READERS

Decisive action on climate change needed

Wisconsin State Farmer
Swaths of Orange, Texas, remained underwater Sunday, Sept. 3, 2017 especially near the downtown area following widespread flooding from rains brought by Hurricane and Tropical Storm Harvey.

 A friend of mine, a farmer and county board member north of here, told me the weather has become his enemy. Between heavy rains that regularly carve gullies into his fields, brutal winds that flatten his crops making them impossible to harvest, rain instead of snow in the winter that's forcing him to replant alfalfa and build an expensive barn to raise his calves in, and fields too wet to plant — this year he left 85 acres unseeded — he's struggling. He doesn't understand why we don't do something about our climate. He knows firsthand that it's changing, and says his best crop this year will be gray hair.

Southeast Texas has turned into a lake the size of Lake Michigan. Parts of Asia are flooded, so is Western Africa and these are just the latest. Scientists have been telling us for years that as the oceans and air heat up we're going to get a lot more rain, and they're right.
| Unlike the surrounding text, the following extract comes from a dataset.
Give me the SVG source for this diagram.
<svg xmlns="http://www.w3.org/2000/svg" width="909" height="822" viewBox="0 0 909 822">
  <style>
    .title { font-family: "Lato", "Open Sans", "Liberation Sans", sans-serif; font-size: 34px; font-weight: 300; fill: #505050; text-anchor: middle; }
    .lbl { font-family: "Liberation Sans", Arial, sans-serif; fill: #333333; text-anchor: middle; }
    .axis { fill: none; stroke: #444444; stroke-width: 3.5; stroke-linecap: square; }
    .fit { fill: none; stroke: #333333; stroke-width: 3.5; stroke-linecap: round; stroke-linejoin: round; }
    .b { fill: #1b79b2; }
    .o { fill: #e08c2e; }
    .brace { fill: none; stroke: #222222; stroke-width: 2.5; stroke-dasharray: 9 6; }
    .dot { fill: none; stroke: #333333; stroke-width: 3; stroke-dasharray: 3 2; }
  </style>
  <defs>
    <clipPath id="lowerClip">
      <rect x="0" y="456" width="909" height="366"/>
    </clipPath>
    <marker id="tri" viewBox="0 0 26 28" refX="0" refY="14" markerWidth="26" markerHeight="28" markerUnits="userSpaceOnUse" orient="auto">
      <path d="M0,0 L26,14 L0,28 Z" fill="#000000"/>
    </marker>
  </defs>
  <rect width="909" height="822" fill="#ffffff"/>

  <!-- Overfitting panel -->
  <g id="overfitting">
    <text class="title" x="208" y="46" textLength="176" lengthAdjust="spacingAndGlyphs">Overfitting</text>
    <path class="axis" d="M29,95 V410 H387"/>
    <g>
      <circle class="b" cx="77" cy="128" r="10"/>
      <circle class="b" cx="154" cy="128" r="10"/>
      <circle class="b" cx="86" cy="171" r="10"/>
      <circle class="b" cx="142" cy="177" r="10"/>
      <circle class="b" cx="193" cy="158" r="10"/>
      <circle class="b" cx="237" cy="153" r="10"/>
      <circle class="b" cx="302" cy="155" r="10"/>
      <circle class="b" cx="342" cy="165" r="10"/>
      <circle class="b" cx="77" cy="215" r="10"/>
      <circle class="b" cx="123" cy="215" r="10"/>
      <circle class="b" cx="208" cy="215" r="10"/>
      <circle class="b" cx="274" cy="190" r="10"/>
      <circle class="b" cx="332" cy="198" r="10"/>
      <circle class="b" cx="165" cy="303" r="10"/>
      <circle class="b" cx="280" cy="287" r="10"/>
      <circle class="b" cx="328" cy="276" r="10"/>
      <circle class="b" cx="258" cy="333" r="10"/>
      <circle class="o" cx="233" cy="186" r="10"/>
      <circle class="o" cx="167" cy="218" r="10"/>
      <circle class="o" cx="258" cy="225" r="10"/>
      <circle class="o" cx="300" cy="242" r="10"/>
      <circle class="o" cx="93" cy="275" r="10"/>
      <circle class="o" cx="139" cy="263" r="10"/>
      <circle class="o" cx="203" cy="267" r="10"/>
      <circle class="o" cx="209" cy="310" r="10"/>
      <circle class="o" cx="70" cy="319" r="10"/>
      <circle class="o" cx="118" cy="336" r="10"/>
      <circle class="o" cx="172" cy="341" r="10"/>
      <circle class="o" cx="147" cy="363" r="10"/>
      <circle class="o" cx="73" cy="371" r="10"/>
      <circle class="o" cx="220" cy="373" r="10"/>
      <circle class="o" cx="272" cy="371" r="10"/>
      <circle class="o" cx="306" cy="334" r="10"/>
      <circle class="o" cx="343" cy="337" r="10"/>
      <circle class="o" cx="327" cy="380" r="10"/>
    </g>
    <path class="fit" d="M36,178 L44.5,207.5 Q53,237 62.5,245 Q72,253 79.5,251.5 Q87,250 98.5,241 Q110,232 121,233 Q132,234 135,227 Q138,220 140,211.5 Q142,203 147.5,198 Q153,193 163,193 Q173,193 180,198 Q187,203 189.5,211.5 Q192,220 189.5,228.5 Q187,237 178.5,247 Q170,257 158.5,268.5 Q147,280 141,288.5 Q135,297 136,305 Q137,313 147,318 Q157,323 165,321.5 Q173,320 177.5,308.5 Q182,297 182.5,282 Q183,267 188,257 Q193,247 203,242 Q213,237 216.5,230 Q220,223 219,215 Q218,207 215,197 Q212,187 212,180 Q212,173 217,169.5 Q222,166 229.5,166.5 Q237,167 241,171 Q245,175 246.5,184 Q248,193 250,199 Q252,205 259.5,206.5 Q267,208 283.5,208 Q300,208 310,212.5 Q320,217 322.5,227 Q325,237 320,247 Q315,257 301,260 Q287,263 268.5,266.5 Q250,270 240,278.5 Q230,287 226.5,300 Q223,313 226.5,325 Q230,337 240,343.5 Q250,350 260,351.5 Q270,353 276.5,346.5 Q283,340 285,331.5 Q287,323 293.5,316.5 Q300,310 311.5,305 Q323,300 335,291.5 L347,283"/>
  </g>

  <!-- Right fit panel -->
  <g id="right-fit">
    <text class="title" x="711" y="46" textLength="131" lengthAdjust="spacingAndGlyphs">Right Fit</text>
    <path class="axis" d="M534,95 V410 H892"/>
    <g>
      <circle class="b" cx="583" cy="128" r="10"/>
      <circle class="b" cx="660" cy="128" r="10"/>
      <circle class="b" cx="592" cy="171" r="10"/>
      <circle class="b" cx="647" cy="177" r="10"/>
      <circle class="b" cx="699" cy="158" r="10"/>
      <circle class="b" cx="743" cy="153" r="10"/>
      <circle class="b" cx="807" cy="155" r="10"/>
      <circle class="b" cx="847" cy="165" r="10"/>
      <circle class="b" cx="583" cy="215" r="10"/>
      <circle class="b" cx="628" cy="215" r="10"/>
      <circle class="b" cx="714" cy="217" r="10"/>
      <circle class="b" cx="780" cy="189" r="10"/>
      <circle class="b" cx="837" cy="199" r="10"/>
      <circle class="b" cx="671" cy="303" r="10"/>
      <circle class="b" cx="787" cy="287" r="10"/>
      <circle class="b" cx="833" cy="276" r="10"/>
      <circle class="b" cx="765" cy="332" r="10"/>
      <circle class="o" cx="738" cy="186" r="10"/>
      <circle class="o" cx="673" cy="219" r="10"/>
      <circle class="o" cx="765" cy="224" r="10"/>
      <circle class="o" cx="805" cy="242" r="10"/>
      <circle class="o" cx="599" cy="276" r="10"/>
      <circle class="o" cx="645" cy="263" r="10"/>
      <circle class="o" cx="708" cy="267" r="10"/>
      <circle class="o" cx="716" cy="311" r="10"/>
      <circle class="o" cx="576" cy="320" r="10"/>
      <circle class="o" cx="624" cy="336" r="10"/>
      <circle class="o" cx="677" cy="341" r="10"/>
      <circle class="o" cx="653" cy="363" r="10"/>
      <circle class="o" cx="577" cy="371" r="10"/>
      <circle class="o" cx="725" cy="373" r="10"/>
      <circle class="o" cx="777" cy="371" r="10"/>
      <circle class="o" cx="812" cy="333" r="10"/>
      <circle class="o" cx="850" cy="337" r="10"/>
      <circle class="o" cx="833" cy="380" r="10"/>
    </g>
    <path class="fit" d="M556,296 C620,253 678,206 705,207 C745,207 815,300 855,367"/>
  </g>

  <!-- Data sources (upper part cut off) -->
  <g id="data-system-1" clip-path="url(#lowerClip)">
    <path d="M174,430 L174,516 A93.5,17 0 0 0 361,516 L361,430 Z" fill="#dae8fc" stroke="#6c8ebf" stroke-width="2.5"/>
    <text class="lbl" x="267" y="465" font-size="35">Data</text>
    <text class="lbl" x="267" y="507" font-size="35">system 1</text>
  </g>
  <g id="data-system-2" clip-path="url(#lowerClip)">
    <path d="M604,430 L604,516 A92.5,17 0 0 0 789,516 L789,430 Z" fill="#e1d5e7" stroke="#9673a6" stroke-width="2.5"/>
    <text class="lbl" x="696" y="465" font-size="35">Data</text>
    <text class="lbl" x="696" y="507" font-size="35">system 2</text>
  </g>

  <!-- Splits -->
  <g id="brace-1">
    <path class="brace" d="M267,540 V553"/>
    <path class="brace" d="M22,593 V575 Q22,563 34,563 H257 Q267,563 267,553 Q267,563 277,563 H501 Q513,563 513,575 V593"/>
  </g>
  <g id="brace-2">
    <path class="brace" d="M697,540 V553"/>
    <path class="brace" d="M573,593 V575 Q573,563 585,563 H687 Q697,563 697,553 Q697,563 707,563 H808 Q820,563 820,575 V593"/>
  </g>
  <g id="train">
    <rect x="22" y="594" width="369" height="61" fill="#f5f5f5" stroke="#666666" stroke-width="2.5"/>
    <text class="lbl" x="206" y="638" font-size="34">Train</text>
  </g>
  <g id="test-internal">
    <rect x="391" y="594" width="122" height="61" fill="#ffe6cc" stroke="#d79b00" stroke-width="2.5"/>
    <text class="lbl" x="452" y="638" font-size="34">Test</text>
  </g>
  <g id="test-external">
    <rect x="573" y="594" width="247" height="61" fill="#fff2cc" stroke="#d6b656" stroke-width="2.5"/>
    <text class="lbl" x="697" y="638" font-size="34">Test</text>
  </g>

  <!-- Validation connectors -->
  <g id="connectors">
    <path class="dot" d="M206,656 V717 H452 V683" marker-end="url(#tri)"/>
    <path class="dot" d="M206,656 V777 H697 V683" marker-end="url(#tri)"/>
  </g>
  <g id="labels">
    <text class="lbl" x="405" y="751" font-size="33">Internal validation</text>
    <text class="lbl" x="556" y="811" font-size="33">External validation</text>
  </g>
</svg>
Ice that's been around practically forever at the poles and in the form of glaciers is melting fast. The rate of sea level rise has tripled since 1990. Coastal folks are starting to give up and move inland. The coming mass migration away from the world's coasts will cause wars, says our military.

Weary of political argument in the face of growing climate disaster? Isn't it time to tell Congressman Sean Duffy, Senators Tammy Baldwin and Ron Johnson and President Trump to take decisive action on climate change?